TOUGH MOVIES, SOFT GUYS.
Cinephile. Conversationalist by heart. Danny is a long time lover of movies, and he’ll tell you about it if you ask him. Maybe even if you don’t. While he’d probably deny it, he’s also the reason why That’s Dark exists. Seriously. His close friends wanted to exploit the way he connects emotionally to movies. Voila! Podcast born. Historically, you can find him somewhere on the periphery of extreme cinema. Terrified by the potential threat of unalterable post-traumatic effects and drawn in by a natural morbid curiosity, Danny’s read many a plot summary but never really watched extreme films. Now, all that’s changed. He’s the proud host of a podcast. And that podcast forces him to watch movies he never thought he’d watch. But his commentary on this show might have him rethinking his emotional susceptibility to extreme cinema.
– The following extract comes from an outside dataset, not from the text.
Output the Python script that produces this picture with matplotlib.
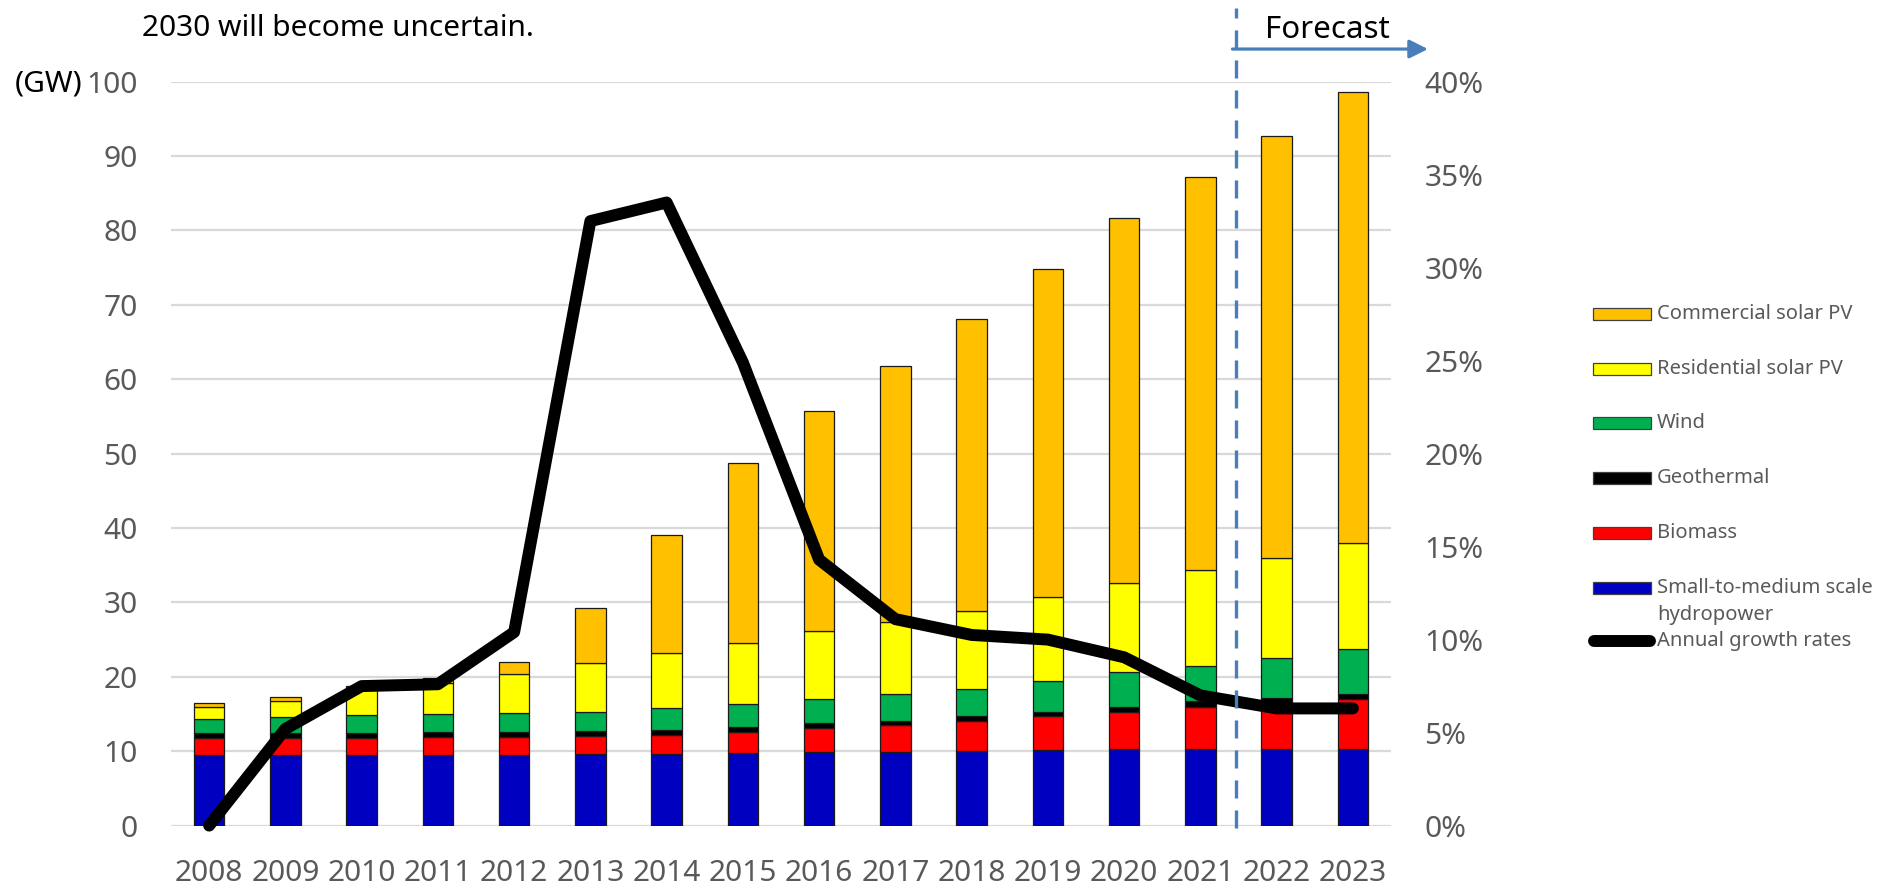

Devil’s advocate. A sound engineer by trade. David is the only extreme movie buddy you’d ever need. There hasn’t been a movie yet that he wouldn’t watch. It takes a lot for a film to shake David. So, when it happens, you know that film is probably pretty serious. Or maybe it strikes a nerve that perhaps only he possesses. Always an opponent for the sake of it, you can expect David to throw a metaphorical wrench into the conversation should the opportunity present iteslf. Resistant to rules, he scoffs at structure and organization. Though leave a dirty cup on this counter for too long and suddenly his world is filled with too much chaos. David’s not the type to tow the company line, even his own. But Danny and Pappy know that. So they plan ahead.
English professor. Overly competitive by nature. Pappy is a lifelong fan of both extreme cinema. And robust debate. In fact, people often confuse his conversational zeal for anger. To say he came up with an idea for a podcast would be inaccurate. He came up with a plan to entrap Danny into watching Martyrs. And that plan came in the form of a podcast. Pappy has always been fascinated with extreme movies, rarely refusing to watch something the first time David asks. Does he suffer from morbid curiosity? Yes. But extreme cinema also lets him think critically about something that’s difficult to explain. He’s imaginative enough to draw a connection between a B-movie and Plato. But he’s unaware of the 72 minutes he needs to explain it. Brevity isn’t one of his strengths. Apparently, neither is empathy. His friends are trying to make him better.